WORK TO DO: Find the lines that contain the word "this" and copy each one.

GIVEN DATA:
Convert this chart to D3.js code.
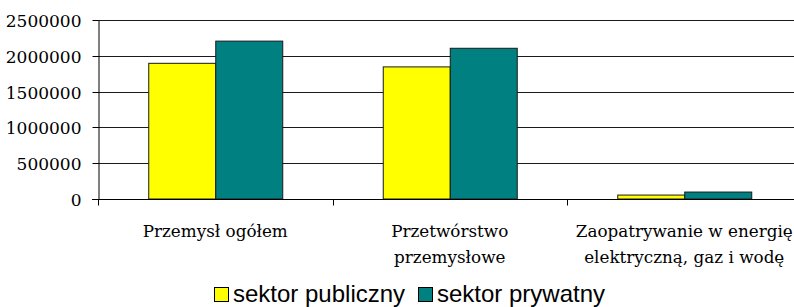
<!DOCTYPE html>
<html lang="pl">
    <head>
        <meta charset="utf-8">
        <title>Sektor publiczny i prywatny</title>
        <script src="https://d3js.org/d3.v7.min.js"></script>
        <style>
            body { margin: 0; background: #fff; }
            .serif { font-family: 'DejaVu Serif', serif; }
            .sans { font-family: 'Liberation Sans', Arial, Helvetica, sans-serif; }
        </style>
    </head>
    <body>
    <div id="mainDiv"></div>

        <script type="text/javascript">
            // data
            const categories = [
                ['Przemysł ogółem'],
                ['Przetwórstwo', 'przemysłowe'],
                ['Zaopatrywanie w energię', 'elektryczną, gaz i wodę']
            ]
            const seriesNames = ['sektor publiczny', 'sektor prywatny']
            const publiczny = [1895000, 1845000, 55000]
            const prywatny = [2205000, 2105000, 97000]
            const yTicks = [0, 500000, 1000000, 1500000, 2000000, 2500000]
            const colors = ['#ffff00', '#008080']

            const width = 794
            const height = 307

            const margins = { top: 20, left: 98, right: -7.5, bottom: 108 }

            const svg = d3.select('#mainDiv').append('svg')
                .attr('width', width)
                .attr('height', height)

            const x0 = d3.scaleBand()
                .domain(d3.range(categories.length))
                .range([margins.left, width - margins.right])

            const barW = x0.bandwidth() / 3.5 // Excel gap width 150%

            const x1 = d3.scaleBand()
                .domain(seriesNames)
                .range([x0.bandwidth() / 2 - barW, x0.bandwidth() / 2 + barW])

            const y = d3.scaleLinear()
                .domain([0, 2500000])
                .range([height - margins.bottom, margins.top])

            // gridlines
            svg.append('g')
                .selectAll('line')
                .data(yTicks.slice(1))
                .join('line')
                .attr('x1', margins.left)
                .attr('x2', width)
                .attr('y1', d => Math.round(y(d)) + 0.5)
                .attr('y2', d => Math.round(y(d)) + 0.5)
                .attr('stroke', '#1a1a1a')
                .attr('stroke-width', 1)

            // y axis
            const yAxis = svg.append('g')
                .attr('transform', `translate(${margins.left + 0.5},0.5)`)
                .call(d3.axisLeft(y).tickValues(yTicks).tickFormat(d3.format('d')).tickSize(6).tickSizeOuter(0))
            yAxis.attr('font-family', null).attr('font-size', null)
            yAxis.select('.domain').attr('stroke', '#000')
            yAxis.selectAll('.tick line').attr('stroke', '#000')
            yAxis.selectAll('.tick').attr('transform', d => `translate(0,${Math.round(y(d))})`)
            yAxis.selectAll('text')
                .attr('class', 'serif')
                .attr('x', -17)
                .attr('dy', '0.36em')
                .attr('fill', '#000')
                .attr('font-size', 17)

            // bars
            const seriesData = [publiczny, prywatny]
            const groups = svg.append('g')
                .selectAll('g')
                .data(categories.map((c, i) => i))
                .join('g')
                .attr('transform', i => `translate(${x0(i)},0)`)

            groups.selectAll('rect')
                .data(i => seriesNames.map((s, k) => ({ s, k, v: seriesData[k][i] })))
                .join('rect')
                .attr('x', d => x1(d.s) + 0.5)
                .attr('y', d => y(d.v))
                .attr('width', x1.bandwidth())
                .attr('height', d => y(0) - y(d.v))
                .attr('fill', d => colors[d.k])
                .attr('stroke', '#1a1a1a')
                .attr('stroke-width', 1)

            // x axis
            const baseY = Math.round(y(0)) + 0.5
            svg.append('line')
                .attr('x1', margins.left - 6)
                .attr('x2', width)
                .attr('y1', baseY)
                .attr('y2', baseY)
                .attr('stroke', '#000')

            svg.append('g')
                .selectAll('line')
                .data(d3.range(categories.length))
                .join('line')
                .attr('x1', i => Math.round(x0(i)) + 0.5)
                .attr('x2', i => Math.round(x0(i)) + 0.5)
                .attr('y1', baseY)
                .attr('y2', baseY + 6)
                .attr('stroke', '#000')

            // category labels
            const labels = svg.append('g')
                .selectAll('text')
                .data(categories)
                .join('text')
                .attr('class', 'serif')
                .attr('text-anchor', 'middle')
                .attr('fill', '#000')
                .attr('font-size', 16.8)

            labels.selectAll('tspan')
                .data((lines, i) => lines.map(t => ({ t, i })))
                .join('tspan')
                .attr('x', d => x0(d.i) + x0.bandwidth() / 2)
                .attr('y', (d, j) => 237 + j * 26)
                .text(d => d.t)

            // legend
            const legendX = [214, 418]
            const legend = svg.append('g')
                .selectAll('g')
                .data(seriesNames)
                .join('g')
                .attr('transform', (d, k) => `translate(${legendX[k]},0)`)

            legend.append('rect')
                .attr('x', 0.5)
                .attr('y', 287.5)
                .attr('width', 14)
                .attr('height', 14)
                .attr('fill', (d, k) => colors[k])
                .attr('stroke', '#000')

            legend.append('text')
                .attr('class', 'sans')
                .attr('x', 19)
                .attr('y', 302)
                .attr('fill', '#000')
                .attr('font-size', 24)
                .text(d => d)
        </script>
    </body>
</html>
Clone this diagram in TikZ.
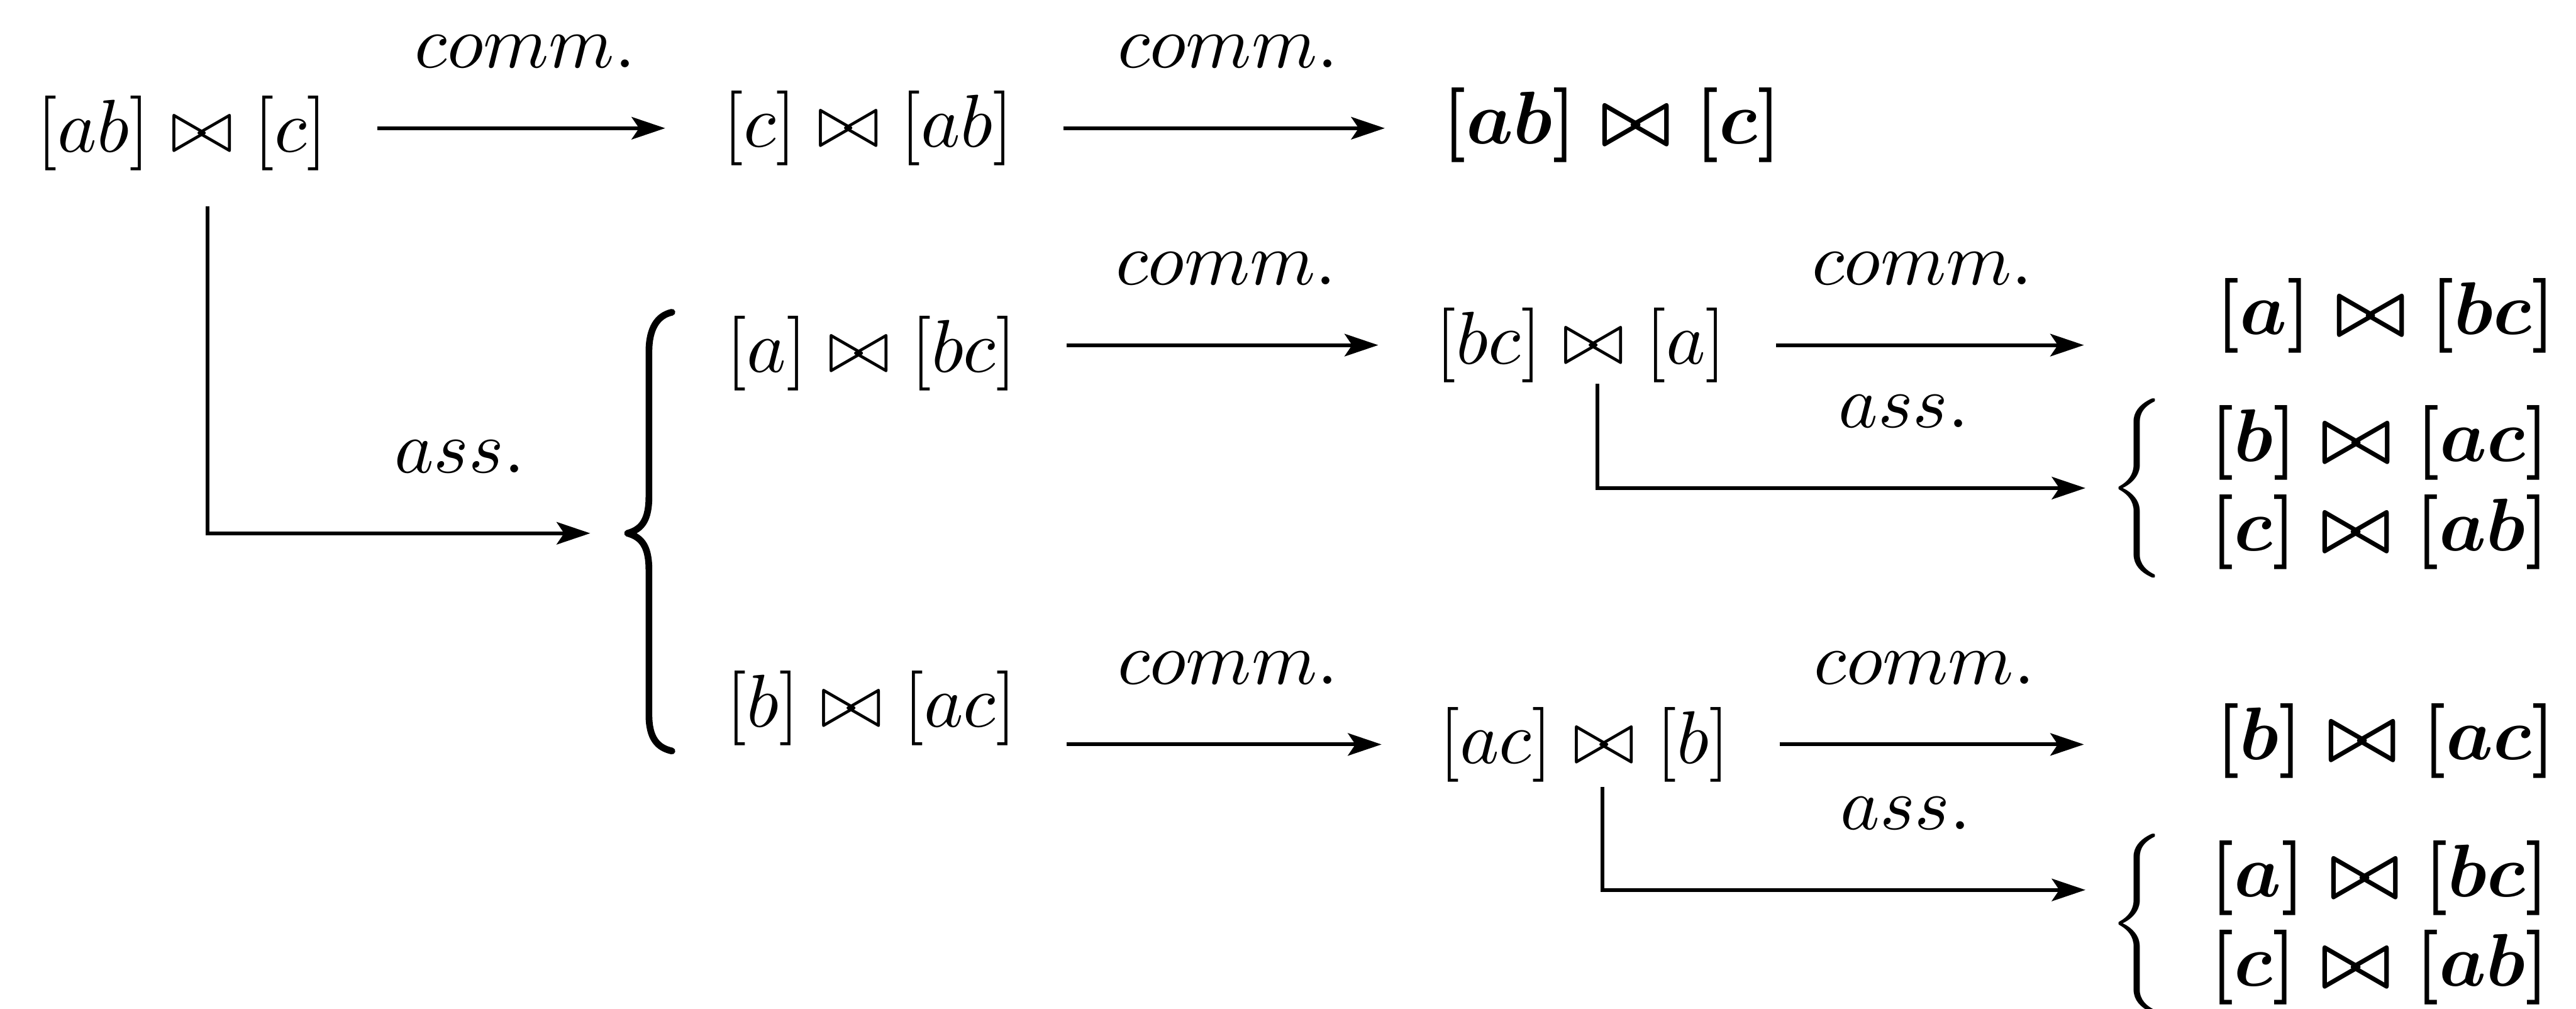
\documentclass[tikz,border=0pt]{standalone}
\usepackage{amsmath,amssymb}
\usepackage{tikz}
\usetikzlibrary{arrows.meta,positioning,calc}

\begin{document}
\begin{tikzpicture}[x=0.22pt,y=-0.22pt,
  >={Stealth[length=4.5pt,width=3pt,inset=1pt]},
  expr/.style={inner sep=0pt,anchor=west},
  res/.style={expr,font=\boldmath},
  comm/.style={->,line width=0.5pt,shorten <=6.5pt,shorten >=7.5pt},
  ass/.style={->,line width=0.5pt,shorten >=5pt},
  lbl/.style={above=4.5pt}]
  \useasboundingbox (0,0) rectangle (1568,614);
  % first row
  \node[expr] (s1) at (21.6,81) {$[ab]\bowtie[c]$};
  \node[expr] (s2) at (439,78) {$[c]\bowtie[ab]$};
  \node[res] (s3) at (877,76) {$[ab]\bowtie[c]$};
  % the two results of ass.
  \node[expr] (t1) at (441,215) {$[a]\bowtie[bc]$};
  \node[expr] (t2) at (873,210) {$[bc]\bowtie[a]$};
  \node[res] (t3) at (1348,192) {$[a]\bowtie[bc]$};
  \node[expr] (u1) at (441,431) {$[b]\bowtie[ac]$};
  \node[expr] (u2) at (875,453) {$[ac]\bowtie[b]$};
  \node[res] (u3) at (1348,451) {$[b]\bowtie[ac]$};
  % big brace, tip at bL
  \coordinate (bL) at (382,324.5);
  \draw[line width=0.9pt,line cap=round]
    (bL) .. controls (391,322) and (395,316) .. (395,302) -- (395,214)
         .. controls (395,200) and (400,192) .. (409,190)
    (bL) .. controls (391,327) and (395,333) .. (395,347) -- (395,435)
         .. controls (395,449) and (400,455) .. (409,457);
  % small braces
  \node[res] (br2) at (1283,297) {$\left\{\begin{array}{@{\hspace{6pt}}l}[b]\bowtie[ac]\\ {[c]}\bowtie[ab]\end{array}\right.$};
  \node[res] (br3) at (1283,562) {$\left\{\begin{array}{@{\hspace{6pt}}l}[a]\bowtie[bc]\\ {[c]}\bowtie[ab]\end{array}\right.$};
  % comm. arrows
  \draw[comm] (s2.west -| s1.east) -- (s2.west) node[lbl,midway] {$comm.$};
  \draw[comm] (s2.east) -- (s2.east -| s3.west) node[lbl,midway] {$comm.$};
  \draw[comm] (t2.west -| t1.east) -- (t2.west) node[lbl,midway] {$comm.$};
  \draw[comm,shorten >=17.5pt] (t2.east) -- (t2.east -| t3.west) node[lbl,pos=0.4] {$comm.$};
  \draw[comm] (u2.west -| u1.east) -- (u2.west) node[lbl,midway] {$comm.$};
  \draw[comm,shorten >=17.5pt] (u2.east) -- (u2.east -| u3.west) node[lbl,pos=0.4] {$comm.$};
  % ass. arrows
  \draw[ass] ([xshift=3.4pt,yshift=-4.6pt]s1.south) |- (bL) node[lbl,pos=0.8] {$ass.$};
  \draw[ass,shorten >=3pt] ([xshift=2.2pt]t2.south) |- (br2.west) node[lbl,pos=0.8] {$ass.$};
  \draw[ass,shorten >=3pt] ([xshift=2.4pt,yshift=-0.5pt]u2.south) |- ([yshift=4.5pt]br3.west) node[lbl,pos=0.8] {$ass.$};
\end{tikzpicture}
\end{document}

ANSWER TO THE TASK:
Convert this chart to D3.js code.
Clone this diagram in TikZ.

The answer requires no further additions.